Colorado Railroad War

The Colorado Railroad War came about as a result of two giants in the railroad industry, building a line to Leadville and thus laying track through the Royal Gorge of southern Colorado.


The Santa Fe Railroad had been laying track west from Kansas for about 7 years, along the old Santa Fe Trail.

The Denver Rio Grande Railroad planned to build lines through Raton Pass at the border of Colorado and New Mexico.  So did the Santa Fe.

The main difference in these two railroads was that the Santa Fe was a standard gauge and the Denver Rio Grande was a narrow gauge.

Narrow gauge lines were best for running through the Rocky Mountains.

The race was on to Raton Pass.  The crew of the Santa Fe beat the Rio Grande crew by only a few hours.

In 1878, General Palmer of the Rio Grande met with William Strong, owner of the Santa Fe. They tried to talk out their differences, but to no avail.


Both men wanted a line to the silver mines in Leadville.

After the meeting, the men raced to build a line through Royal Gorge and on to the silver mines in the mountains.

Palmer and Strong hired gunfighters and undesirables to protect their crews from the other. This tiny canyon on the Arkansas River was about to became a war zone.

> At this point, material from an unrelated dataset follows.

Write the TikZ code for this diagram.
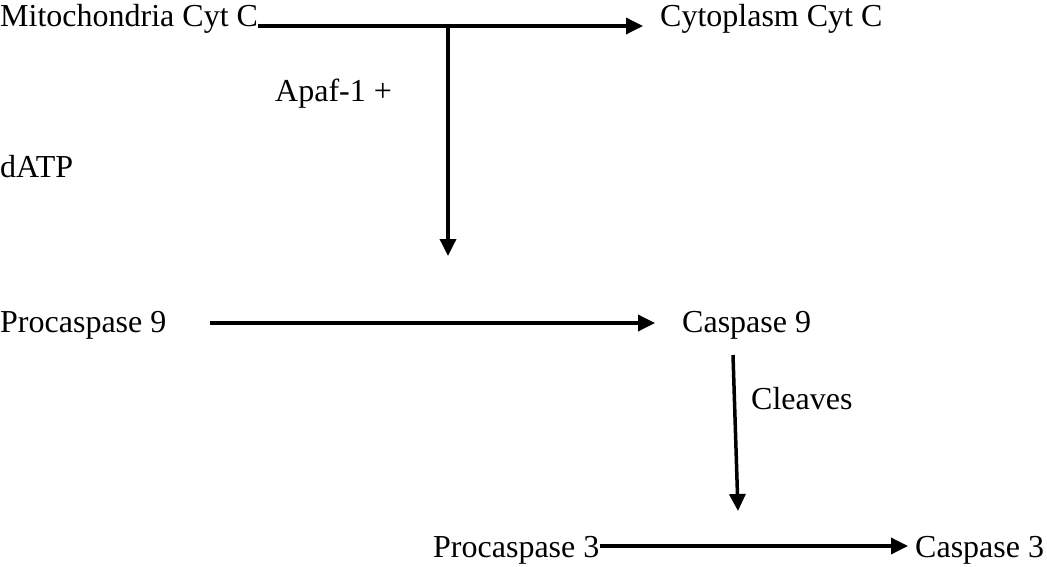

 Bat Masterson photo courtesy of Time Life Books



It is rumored that William Strong sent for legendary gunfighter, Bat Masterson, photo above, to lead his gang.

So there they were, two bands of gun toting bad guys, trying to protect the rival railroad crews from laying track through Royal Gorge.

Entrenchments were dug, telegraph lines were cut, but believe it or not, hardly any fighting occurred.


The owners of the railroads decided to settle the dispute civilly, by taking each other to court.

In the end, the Denver Rio Grande won the suit.  However, both railroads suffered.

In the settlement, the Rio Grande was not allowed to build further south than the town of Espanola in New Mexico.

The Santa Fe was prohibited from building west of the Rio Grande railroad tracks in Colorado.


So the Denver Rio Grande Railroad ran its line into Leadville, Colorado and changed its north-south route to an east-west one.

When you visit Colorado and decide to take the Royal Gorge train for a really cool ride into the famous canyon, think back a hundred years or so about the turmoil created by this small line of railroad track.